When I was in seminary, one of the few arguments presented that the Gospels were written before 70 CE was that these text failed to mention the destruction of the Jewish Temple in Jerusalem by the Romans. With no real dating system for the Gospels in place, scholars (who were usually linked to a religious institution) needed to keep these texts as closely connected to an early first century Jesus as they could or this divine figure would fade into legend and myth.

I’ve seen this dating argument used in many well respected New Testament introductions, but it appears that none of these well known scholars ever did much objective reading outside the 27 canonical books of the latter Bible including Bart Ehrman who needs an early date for the Gospels to keep his Historical Jesus at least somewhat credible.

Since I’m fairly well read in the Apocryphal New Testament, I began to consider the fact that if what New Testament scholars were claiming about the New Testament’s (especially the Gospels) pre-70 CE dating was true, then could this failure to mention the destruction of the Jewish Temple in Jerusalem be used as the same proof or fact that the entire corpus of the Apocryphal New Testament could be dated the same way? In other worlds, with no solid dating in place for the New Testament, how can scholars know for sure that this entire corpus of literature was composed  between the late second century to the fifth century CE (plus, whose knows where it was composed)?

To do a quick check, I found my copy of J.K . Elliott’s The Apocryphal New Testament: A Collection of Apocryphal Christian Literature in an English Translation based on M.R. James (Oxford, Clarendon Press, 1993) and scanned the entire Index of Subjects and Proper Names finding totally no reference to any Temple at all much less the Jewish Temple in Jerusalem that was destroyed 70 CE!

What I find so ironic is that for a figure as important as Jesus (who himself is referenced in the Gospels as speaking and reading Hebrew, Aramaic, Greek and Latin) composed totally nothing (other then writting in sand) as neither did any of his apostles who vanished into history leaving only the legend of their names associated with a few New Testament letters (by some Christians who needed authority to get an orthodox theology accepted) as well as some myths about their lives.

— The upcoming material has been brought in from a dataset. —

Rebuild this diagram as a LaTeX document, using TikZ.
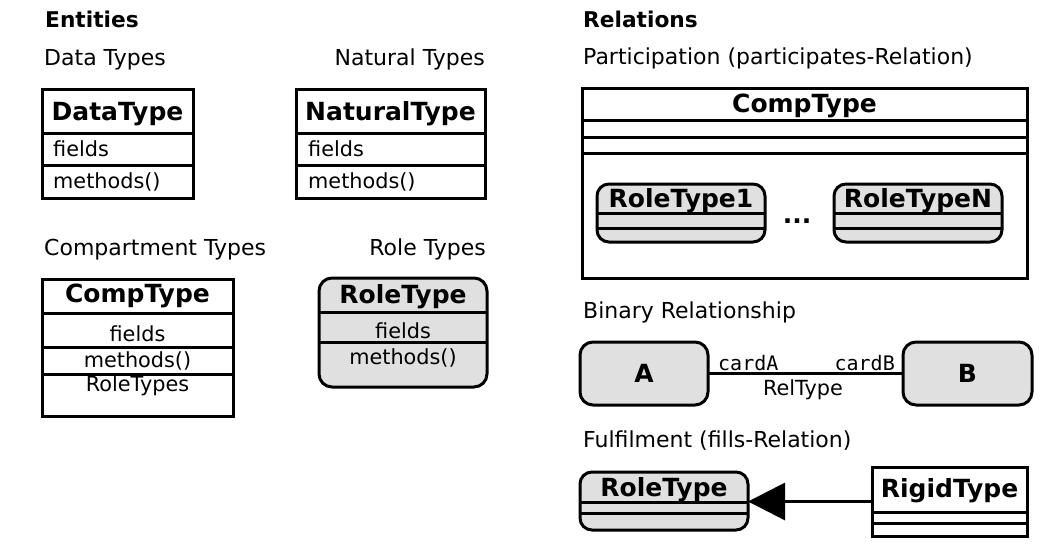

Thus, if the criteria of an original apostle's name  being associated with a Christian document makes it authentic, then this would mean that these same apostles (including Paul himself ) wrote a hell of a lot more letters as Elliott notes in his book.


Fact is, any group living outside Roman Palestine, especially after the Bar Kokhba Revolt ( 132 – 135 CE), could have composed all the Gospel accounts (written as scholars love to point out in "The Original Greek”) with what little real historical evidence needed they could have gotten almost entirely from the Greek works Josephus composed in Rome before his death in 100 CE (plus a good imagination inventing a new Covenant Religion in light of the repeated failures of Judaism and it's theology).

Although scholars want to project the Synoptic Problem as a theory going back into an early oral tradition with their subjective Source and Literary Criticisms, it remains simply wishful thinking in that the Coptic Gospel of Thomas itself (used to support Q) dates from the fourth century CE in Egypt.

Sadly for the majority of New Testament scholarship, they continue to remain narrowly focused with their belief in a Historical Jesus  while feeding the believing Christian world with proof texts these lay believers demand with their wallets filled with money willing to pay for any support that keeps their faith going.